Well, I think the primary issue has been that — in these negotiations, that the Palestinians have wanted to see an end to this war. And there has been a cease-fire in place. That was the case in early January.

But it was something that the Israeli government decided to back out of because they believed they could increase pressure on the Palestinians, and Hamas, in particular, and try to get a better set of terms. That didn't materialize, despite all of the pressure that we have seen, the massive Israeli military operation that expanded its control to some 75 to 80 percent of the territory, the deliberate starvation campaign that has made headlines around the world in recent weeks.

That has failed to create change at the negotiating table. And I think one thing that the Israeli public is increasingly understanding is, of all of the hostages that have been released, the vast majority of them have been released in negotiations, and not by military force.

I think the key problem right now is that what people are realizing is that the goals set forth by the Israeli government in this war, these three different goals, they're beginning to militate against each other as push comes to shove on the ground. And Netanyahu is looking for answers from the military that they simply cannot provide right now.

And he's looking at an Israeli public who wants an end to this as well, but a Cabinet and a government who is not really letting him back away from this. So he may very well walk himself into even greater horrors in Gaza because he doesn't seem to have a clear vision and doesn't seem to have a clear strategy, other than continuing to use the blunt force of the military against Palestinians.

Geoff Bennett:

In the time that remains, let's talk about the U.S. role. What role does the U.S. have in trying to end this war? I mean, President Trump is sending mixed signals. The Biden administration largely deferred to Israel's approach. Is meaningful American pressure even on the table right now?

David Makovsky:

No, I think that you're raising an important point.
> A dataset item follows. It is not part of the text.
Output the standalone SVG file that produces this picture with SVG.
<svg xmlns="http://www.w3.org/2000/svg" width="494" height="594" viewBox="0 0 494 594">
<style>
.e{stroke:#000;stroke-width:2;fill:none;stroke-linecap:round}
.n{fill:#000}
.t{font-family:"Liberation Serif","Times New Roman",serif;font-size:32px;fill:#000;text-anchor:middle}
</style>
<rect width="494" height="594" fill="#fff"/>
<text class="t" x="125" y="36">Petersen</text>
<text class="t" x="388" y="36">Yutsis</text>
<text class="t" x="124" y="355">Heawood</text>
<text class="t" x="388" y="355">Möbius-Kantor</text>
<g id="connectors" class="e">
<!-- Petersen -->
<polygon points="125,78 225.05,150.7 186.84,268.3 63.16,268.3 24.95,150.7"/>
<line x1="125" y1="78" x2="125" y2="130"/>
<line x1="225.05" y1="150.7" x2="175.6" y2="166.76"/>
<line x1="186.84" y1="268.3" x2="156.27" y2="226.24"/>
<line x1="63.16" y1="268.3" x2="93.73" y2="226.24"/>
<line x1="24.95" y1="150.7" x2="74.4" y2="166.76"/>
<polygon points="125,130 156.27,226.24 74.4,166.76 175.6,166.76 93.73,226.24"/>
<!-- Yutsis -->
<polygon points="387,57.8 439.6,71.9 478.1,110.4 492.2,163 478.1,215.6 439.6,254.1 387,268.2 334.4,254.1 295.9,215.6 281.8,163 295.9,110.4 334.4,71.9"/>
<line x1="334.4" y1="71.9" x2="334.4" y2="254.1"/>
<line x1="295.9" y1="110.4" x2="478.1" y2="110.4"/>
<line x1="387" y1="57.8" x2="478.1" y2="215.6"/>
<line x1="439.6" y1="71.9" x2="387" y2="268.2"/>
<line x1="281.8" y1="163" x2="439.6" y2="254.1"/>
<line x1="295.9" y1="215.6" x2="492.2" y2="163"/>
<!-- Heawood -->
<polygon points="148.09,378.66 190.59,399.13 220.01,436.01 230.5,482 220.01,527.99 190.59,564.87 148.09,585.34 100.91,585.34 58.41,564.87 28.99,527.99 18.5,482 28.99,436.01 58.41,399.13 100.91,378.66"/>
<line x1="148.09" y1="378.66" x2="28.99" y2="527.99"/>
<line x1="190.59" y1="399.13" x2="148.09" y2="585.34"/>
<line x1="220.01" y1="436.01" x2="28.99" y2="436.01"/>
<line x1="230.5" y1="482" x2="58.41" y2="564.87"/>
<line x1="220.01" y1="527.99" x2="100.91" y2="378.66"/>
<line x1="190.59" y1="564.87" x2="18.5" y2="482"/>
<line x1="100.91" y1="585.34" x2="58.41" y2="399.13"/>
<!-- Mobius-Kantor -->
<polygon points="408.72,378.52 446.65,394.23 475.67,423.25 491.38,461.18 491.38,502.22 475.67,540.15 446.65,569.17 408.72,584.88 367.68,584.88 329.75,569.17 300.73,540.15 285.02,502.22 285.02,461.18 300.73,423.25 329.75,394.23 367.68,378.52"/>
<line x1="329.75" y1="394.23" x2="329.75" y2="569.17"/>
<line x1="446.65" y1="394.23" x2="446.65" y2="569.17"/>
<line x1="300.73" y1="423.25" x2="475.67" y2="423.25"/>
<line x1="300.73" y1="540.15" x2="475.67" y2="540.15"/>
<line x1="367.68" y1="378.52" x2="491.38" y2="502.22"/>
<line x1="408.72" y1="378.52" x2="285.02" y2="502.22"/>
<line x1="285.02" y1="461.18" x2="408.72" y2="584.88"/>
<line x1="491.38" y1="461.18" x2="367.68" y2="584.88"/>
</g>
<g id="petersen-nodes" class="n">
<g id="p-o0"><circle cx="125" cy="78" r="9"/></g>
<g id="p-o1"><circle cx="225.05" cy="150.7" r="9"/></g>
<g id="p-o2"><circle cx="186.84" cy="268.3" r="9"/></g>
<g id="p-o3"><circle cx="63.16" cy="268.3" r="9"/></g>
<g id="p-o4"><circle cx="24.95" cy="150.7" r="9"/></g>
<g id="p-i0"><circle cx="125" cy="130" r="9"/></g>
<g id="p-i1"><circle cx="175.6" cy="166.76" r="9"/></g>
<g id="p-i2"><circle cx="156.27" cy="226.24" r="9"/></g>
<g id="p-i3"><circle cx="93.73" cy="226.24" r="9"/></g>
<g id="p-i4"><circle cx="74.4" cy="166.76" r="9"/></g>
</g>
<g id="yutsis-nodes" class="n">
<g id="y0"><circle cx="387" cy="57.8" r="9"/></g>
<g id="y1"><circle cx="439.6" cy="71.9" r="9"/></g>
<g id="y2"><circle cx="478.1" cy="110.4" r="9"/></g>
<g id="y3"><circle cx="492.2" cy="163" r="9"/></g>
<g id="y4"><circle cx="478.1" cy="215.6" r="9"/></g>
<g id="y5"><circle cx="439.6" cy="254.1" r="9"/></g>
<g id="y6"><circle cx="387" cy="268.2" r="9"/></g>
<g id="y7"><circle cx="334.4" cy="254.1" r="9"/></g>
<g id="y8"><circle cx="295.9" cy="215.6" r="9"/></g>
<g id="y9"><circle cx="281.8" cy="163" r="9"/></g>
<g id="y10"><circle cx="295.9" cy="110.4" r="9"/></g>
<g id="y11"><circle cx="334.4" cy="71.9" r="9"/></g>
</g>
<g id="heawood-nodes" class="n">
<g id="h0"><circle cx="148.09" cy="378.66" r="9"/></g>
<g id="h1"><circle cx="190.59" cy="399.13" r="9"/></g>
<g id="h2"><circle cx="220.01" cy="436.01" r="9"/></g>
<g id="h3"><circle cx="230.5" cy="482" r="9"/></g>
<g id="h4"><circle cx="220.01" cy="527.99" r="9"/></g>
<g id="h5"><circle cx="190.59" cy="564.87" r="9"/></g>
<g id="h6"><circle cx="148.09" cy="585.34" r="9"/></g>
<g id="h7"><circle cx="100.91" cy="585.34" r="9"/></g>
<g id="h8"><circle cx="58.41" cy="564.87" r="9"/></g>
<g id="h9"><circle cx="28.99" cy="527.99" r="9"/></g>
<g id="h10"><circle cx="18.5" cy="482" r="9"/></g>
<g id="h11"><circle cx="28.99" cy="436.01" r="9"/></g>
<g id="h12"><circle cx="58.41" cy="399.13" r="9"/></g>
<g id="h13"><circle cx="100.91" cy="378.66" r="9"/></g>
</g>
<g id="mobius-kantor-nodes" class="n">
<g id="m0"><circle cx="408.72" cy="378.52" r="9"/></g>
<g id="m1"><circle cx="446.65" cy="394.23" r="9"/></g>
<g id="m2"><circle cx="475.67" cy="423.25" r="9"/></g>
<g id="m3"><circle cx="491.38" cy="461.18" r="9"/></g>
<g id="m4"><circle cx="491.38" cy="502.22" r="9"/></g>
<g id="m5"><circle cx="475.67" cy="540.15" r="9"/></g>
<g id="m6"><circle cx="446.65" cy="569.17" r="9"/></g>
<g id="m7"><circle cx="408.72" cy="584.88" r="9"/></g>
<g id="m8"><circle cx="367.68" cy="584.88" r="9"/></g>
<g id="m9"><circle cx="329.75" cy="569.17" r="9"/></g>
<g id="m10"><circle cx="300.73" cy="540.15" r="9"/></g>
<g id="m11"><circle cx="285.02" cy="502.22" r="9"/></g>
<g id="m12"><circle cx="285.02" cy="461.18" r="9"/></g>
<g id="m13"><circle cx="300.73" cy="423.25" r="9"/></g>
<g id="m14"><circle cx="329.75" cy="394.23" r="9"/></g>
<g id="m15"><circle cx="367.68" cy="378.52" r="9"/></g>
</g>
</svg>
And I actually think the interview that Netanyahu gave today, he doesn't talk to the Israeli media, but he talks to the American media. Today, it was FOX News. But it was the most explicit he's come in saying that this is like — basically, this — Gaza's going to be given over to other Arabs. It can't be run by Hamas.
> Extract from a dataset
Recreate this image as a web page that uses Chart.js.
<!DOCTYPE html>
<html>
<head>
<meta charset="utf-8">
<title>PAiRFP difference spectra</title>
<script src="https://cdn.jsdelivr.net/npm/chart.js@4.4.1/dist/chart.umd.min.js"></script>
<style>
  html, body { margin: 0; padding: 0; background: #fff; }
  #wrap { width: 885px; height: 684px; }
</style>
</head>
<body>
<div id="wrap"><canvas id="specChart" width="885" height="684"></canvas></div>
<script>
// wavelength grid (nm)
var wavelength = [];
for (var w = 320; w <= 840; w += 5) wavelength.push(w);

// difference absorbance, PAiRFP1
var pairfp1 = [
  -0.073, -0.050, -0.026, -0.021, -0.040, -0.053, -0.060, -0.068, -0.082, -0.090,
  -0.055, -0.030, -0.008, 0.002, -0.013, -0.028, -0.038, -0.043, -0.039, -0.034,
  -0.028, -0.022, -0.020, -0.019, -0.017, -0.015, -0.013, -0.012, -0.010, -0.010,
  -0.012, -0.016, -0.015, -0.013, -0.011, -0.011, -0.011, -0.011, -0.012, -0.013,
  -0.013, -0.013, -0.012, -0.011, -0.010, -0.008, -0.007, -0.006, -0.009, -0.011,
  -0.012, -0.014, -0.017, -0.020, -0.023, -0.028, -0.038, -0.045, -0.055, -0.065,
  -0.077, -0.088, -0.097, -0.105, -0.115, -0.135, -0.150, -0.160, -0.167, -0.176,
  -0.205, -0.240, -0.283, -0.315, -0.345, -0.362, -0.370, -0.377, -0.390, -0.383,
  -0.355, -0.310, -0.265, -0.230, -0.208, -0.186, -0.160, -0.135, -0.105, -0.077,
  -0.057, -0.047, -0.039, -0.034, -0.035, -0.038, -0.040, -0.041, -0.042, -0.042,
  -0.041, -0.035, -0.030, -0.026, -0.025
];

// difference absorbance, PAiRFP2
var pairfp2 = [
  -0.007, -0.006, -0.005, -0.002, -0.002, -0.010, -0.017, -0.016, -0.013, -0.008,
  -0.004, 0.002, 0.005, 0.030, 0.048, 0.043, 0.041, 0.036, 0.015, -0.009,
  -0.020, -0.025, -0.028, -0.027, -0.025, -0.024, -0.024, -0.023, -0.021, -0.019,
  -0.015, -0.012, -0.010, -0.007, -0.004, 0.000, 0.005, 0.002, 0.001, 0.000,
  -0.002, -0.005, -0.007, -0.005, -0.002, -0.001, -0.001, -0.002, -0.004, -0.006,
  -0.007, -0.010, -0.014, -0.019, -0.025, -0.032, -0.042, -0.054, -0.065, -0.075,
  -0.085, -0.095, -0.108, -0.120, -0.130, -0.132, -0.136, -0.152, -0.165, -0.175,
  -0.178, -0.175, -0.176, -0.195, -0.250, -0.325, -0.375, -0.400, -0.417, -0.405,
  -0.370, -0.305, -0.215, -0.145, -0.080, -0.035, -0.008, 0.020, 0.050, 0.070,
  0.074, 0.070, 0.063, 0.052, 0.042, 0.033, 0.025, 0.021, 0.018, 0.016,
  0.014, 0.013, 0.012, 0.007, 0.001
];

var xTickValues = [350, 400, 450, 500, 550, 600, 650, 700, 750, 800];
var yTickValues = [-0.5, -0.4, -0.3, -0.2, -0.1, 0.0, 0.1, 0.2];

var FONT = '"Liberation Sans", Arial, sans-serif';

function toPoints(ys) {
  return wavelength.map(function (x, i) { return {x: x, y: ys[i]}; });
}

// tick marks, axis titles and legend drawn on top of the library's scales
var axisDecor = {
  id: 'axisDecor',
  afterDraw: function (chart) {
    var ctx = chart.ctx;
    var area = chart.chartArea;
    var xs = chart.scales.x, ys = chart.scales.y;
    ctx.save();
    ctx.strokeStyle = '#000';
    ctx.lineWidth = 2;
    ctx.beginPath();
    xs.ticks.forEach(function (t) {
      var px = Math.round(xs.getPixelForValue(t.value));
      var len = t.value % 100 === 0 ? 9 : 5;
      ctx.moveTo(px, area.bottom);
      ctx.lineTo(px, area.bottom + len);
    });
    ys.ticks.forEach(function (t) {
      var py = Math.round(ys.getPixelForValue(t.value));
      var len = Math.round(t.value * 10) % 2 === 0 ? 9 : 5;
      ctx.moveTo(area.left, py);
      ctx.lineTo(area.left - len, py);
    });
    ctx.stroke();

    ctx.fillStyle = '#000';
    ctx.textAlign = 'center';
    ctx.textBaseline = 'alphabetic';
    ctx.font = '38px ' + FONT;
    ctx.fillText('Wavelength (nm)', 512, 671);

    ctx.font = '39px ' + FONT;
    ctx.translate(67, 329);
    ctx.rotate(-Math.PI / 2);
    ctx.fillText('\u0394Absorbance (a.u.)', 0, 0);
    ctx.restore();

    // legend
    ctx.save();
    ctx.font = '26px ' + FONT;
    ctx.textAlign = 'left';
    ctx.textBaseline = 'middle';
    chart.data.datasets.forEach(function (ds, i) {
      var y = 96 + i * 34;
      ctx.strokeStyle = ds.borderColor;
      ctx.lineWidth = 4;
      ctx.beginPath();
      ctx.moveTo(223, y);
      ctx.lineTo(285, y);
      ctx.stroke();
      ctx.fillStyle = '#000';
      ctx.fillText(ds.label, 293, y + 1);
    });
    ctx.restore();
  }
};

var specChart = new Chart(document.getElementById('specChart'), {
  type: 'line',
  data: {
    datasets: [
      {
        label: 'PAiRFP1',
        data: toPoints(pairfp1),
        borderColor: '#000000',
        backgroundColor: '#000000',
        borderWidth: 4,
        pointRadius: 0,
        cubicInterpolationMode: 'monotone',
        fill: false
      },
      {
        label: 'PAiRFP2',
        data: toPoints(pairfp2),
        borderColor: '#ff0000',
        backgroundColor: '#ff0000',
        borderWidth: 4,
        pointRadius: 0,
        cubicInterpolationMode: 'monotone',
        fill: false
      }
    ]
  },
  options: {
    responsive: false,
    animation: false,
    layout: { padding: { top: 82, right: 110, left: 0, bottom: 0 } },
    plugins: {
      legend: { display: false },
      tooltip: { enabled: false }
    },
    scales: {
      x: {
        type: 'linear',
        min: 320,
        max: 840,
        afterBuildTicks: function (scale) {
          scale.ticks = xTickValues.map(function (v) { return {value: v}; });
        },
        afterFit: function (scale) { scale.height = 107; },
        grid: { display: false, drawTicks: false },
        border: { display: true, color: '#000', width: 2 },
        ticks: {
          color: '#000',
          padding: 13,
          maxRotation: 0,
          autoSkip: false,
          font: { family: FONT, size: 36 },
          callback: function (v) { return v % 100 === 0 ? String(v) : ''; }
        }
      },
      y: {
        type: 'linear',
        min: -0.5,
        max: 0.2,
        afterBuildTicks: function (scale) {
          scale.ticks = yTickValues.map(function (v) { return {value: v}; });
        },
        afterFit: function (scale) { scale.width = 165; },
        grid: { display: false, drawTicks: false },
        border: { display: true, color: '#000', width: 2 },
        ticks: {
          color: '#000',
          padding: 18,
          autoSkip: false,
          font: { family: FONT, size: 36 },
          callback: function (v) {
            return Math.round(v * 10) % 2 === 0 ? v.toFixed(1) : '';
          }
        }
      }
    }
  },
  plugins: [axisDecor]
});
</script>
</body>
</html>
And I would hold him to it. And now that you have that Arab statement that I was referring to from last week calling out Hamas, saying they can't govern, I would hope us in Washington, that the United States would come to Netanyahu and say, OK, you said that it's going to be other Arabs taking over; 74 percent of Israelis, including 60 percent of your own supporters in the last Channel 12 — that's like the leading TV — in last Friday poll would rather get the hostages out and end the war.

So let's think about, how do we make that segue, that other Arabs can do that and do it in a way that Hamas is not left holding guns? Because, in the Middle East, the people who fire the shots call the shots. But if the Arabs are willing to take this area over, I would hope the United States would work with Israel here and the Arabs in making that transition, because Netanyahu was saying, it's not going to be annexed by Israel, even though the hard right wants him to do that.

But he has not done that.

Geoff Bennett:

Yousef, in the 45 seconds we have left, what's your view?

Yousef Munayyer:

Look, at the end of the day, Gaza is occupied by Israel. The population there is Israel's responsibility. They have completely destroyed the area in Gaza.

Why Netanyahu thinks he can pass off that issue to any other country, Arab or otherwise, is beyond me. He's writing checks at this point that he simply can't cash. And, unfortunately, Washington is allowing him to meander down this very, very destructive road with no way out.

Geoff Bennett:

Yousef Munayyer and David Makovsky, our thanks to you both.